Your program should emulate the work of the Turing machine step-by-step. Return the printout of the method, the printout of the program that you used to test this method, and the printout of the result of this testing. Feel free to use Java, C, C+++, Fortran, or any programming language in which the code is understandable.

20. (Due April 16) As we discussed in a lecture, a Turing machine can be described as a finite automata with two stacks:

• the right stack contains, on top, the symbol to which the head points; below is the next symbol to the right, then the next to next symbol to the right, etc.;
• the left stack contains, on top, the symbol directly to the left of the head (if there is a one), under it is the next symbol to the left, etc.
On the example a Turing machine that computes n + 1 for n = 2, show, step-by-step:
• how each state of the corresponding Turing machine can be represented in terms of two stacks, and
• how each transition from one state to another can be implemented by push and pop operations.

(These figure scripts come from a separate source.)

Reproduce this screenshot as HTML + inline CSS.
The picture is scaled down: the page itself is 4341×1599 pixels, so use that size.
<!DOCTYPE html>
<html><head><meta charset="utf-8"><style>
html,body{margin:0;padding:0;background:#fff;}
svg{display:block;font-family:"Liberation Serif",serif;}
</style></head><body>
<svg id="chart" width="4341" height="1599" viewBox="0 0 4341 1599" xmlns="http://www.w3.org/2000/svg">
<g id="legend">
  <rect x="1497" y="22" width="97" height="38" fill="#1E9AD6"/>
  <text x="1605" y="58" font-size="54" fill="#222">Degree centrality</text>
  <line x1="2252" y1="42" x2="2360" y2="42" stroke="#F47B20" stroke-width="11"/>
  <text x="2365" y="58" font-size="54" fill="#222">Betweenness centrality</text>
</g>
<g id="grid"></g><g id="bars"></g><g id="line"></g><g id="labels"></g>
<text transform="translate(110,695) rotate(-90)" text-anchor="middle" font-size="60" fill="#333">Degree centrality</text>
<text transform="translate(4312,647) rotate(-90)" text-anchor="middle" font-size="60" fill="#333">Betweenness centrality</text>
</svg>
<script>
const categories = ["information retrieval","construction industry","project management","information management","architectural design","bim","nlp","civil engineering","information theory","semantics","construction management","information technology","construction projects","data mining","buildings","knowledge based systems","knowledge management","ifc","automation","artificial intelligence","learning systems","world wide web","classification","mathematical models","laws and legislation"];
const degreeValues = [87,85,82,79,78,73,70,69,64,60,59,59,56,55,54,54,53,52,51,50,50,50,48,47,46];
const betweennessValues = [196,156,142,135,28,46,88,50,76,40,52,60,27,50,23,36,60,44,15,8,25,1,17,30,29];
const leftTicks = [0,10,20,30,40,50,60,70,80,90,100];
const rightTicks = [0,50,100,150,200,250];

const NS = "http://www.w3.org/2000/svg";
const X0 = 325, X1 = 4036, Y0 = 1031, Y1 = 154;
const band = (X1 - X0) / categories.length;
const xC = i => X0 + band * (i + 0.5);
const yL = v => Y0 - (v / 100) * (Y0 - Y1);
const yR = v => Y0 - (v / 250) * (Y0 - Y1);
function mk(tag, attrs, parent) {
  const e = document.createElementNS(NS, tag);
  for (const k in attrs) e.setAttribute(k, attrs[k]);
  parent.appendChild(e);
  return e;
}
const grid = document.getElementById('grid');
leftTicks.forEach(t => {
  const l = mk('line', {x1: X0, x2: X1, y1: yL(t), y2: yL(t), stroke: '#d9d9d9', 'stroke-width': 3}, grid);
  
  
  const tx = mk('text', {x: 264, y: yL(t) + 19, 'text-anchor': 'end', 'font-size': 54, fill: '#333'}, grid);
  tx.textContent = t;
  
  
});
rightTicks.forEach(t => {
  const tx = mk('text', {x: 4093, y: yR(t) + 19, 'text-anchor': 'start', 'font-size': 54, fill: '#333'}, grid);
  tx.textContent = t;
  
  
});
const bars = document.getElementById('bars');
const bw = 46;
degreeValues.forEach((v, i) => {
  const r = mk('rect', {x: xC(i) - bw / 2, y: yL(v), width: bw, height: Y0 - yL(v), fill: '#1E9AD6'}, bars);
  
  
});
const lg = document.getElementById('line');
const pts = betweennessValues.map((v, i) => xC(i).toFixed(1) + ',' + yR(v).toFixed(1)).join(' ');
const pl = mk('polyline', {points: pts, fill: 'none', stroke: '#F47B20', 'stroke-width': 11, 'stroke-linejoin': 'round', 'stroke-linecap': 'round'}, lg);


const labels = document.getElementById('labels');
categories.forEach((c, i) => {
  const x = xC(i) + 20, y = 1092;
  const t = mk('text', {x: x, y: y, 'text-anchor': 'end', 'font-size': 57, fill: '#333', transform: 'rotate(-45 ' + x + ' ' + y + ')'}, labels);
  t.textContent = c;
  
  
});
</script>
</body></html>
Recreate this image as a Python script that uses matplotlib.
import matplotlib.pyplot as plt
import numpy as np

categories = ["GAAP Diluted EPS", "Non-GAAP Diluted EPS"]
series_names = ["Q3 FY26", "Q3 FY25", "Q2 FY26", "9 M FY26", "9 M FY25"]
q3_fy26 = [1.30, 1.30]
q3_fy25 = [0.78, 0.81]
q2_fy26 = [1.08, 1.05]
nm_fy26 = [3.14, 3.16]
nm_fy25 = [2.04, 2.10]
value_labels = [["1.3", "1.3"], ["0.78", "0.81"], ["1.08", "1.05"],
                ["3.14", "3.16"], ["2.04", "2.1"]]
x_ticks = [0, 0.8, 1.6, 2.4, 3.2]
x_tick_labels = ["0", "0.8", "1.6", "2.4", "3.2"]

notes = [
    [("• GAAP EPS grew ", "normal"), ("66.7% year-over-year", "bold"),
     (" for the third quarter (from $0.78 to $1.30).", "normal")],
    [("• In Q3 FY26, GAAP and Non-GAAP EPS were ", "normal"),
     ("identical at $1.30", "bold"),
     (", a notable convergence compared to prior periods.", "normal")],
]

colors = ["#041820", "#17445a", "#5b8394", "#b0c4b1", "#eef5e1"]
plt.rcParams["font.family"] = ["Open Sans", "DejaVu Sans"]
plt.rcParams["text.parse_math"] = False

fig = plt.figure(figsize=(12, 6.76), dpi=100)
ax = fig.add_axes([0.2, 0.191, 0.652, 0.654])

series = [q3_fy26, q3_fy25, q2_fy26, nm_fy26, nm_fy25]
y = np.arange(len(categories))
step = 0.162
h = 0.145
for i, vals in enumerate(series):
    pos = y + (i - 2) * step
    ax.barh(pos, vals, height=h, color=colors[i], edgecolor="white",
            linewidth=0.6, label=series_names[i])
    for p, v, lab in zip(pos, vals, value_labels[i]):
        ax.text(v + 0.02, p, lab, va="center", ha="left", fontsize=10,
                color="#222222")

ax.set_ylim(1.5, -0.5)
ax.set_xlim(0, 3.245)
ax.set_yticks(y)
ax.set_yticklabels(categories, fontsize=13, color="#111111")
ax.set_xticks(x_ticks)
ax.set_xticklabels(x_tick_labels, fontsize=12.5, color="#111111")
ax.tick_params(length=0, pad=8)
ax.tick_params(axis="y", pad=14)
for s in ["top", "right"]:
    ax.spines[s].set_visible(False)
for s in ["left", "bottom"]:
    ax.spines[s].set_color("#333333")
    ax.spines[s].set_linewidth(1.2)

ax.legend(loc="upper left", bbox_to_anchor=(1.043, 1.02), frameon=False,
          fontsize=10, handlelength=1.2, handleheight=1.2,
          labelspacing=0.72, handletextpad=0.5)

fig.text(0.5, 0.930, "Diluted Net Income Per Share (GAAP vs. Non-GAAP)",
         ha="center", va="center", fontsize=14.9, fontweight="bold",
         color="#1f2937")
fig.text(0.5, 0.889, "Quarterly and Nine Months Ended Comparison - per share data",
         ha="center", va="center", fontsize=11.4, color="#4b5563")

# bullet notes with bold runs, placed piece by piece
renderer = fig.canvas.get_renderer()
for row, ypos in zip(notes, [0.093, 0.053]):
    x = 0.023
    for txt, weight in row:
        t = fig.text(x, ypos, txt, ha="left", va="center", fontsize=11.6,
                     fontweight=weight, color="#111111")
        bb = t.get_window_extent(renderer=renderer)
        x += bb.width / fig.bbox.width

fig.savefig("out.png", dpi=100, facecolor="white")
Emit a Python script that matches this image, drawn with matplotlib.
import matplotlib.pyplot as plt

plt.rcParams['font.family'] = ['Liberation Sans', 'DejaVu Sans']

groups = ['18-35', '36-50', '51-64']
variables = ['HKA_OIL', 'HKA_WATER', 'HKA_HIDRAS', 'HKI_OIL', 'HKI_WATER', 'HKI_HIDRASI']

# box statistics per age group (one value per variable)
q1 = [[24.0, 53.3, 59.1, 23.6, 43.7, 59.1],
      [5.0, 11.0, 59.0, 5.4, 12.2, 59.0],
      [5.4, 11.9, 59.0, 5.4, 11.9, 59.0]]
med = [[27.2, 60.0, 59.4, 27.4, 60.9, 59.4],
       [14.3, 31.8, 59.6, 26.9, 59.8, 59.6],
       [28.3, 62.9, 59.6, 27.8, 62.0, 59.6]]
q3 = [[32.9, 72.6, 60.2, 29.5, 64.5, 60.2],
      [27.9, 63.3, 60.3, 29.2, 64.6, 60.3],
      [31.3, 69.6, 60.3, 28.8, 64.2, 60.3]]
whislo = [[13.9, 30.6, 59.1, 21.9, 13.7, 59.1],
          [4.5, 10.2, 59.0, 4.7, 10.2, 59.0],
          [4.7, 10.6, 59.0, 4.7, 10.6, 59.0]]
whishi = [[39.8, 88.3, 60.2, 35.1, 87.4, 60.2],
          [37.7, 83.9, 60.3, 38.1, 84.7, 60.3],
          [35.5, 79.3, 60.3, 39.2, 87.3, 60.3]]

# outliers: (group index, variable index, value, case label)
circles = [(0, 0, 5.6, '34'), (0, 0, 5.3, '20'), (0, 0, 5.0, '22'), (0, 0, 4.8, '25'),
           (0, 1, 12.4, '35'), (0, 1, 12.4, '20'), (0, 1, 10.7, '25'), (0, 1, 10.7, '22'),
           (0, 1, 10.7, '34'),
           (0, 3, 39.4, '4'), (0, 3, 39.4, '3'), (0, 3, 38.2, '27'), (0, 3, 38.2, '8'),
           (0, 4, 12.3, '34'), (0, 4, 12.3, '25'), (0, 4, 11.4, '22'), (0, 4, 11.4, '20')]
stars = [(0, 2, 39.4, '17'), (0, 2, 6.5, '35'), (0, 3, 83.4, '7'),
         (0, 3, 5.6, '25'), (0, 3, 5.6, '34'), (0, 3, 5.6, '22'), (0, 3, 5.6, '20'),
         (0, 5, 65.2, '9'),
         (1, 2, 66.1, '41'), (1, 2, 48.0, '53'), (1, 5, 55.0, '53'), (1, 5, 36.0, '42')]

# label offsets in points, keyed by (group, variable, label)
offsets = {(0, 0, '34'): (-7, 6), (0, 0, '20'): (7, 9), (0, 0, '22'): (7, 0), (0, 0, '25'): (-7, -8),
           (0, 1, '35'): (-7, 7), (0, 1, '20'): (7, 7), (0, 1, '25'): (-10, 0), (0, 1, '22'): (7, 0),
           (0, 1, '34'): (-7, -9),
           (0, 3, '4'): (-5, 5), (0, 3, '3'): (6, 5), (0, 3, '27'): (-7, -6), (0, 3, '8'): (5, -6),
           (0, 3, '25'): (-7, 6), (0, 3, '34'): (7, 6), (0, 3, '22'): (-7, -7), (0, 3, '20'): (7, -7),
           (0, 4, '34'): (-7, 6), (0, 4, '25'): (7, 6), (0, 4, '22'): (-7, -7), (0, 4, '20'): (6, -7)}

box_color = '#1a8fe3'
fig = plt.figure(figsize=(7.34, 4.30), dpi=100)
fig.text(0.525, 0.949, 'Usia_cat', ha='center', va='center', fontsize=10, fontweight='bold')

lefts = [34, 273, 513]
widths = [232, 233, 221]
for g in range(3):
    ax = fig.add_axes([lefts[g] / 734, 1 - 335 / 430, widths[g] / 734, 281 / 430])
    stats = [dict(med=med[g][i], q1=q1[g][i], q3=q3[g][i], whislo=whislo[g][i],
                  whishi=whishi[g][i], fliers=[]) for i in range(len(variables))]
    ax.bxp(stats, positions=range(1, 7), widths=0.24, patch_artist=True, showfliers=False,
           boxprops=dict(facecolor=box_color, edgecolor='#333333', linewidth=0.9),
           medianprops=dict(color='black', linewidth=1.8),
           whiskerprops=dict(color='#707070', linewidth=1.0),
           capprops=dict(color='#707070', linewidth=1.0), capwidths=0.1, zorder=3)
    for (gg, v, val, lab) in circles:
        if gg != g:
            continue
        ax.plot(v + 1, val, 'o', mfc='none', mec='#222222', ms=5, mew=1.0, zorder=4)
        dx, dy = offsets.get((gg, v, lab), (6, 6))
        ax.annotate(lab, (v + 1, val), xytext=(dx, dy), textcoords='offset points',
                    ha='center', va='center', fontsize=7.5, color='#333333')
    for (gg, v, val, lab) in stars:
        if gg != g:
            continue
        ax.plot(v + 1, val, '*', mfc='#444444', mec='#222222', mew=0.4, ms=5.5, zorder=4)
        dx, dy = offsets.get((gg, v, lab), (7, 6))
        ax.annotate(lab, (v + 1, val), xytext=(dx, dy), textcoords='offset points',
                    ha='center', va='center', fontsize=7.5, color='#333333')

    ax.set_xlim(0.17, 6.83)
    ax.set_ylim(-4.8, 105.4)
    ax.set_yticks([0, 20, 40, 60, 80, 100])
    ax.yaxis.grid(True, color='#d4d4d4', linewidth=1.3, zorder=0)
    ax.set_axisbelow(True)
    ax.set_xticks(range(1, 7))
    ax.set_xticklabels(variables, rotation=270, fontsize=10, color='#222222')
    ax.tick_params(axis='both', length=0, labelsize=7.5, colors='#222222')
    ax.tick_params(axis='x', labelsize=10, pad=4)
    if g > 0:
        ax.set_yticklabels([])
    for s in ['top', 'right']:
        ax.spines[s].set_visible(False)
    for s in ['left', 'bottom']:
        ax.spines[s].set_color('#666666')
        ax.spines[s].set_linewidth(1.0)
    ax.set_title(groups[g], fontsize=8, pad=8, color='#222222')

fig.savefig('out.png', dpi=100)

21. (Due April 16) Give two examples:

• an example of computation time which makes an algorithm feasible according to the formal definition but not practically feasible, and
• an example of computation time for which the corresponding algorithm is practically feasible, but not feasible according to the formal definition.
These examples should be different from what you learned in class -- a minor difference is OK.

22. (Due April 23) Prove that the square root of 3 is not a rational number.

23. (Due April 23) What is NP? What is P? What is NP-complete? What is NP-hard? Give brief definitions. Give an example of an NP-complete problem. Is P equal to NP?

24. (Due April 30) Reproduce the proof of the halting problem in all the necessary detail.